Mabadi works primarily in the medium of performance; for this exhibition working collaboratively with artists to explore notions of ‘veiling’ and separation, without any actual physical presence or boundaries put in place. Her performances are intimate; inviting participants to carry out activities which allowed for alternative modes of communication – avoiding eye contact or any explicit form of bodily action which may be revealing. Their responses have then been recorded and presented within the exhibition in the form of drawing and writing, allowing a unique insight into each performer’s experience.

Alongside this, Mabadi has utilised an incredibly strong material language to further explore ideas of boundaries and things that sit together but are inherently separate. Her materials span felt, clasped bra hooks, pipes, wood and delicately crafted glue vessels; all of which invite the viewer to engage closely with and contemplate these alternative adaptations of such everyday materials.
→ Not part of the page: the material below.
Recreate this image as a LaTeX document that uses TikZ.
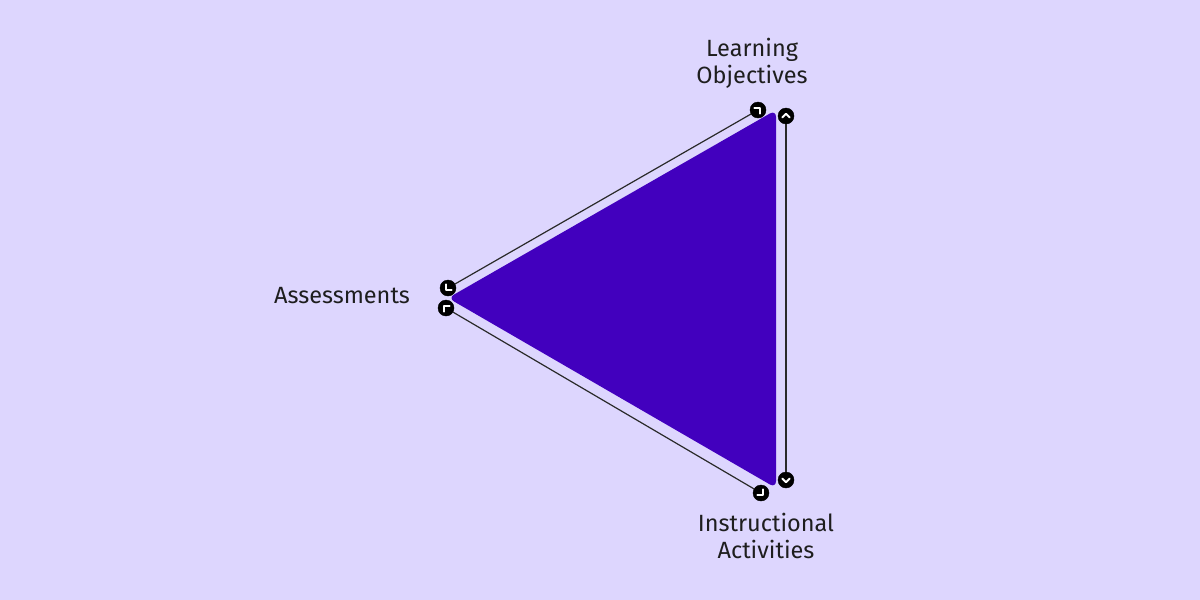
\documentclass[tikz,border=0pt]{standalone}
\usepackage{fontspec}
\setmainfont{Fira Sans}
\begin{document}
\begin{tikzpicture}[x=1pt,y=-1pt,
  lbl/.style={font=\fontsize{23.5}{27}\selectfont, text=txt, align=center, inner sep=0pt},
  endcircle/.style={circle, fill=black, draw=black, minimum size=16pt, inner sep=0pt},
  chev/.style={draw=white, line width=2pt, line cap=round, line join=round},
  link/.style={draw=linec, line width=1.2pt}]
\definecolor{bg}{HTML}{DDD6FE}
\definecolor{tri}{HTML}{4200BE}
\definecolor{txt}{HTML}{1E1E1E}
\definecolor{linec}{HTML}{2A2A2A}
\fill[bg] (0,0) rectangle (1200,600);
\useasboundingbox (0,0) rectangle (1200,600);
% triangle
\fill[tri, rounded corners=7pt] (776,110) -- (448,298) -- (776,488) -- cycle;
% end markers
\node[endcircle] (a1) at (758,110) {};
\node[endcircle] (a2) at (448,288) {};
\node[endcircle] (b1) at (786,116) {};
\node[endcircle] (b2) at (786,480) {};
\node[endcircle] (c1) at (446,308) {};
\node[endcircle] (c2) at (761,493) {};
\draw[link] (a2) -- (a1);
\draw[link] (b1) -- (b2);
\draw[link] (c1) -- (c2);
% chevrons
\foreach \n/\r in {a1/-45, a2/135, b1/0, b2/180, c1/45, c2/-135}{
  \begin{scope}[shift={(\n.center)}, rotate=\r]
    \draw[chev] (-3.6pt,-1.4pt) -- (0pt,2.2pt) -- (3.6pt,-1.4pt);
  \end{scope}
}
% labels
\node[lbl] (lo) at (752,63) {Learning\\Objectives};
\node[lbl] (as) at (342,296) {Assessments};
\node[lbl] (ia) at (766,536) {Instructional\\Activities};
\end{tikzpicture}
\end{document}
Jorgensen’s accompanying artworks also span several forms, each of which collates many of the women’s stories to create a poly vocal approach to the artworks. Given their scale, her carved wooden busts are a prominent feature of both exhibition venues. An incredibly solitary and enduring process, Jorgensen uses the act of wood carving as a process of reflection.

Alongside the wooden busts, which themselves project a melancholy presence within the space, sit Jorgensen’s constructed installations. These draw heavily on the workshop discussions and material history of the women’s stories, incorporating fabrics, walls, pots and various other elements which carry hints and suggestions of the experiences discussed by the women in the exploratory sessions.

Jorgensen also employs a visual essay, a poem split between the two locations about life in the aftermath of the nuclear family regime. Audio of the women undertaking Pranayama breathing exercises features alongside to further record and explore notions of home as expressed by the women who took part.

Overall, the exhibition is incredibly layered and rich not only in its material language, but also in its sensitively compiled narratives of the stories explored and told.

 

Home Where Home Is Not continues across Platform and Glasgow Women’s Library and runs until August 3rd 2019.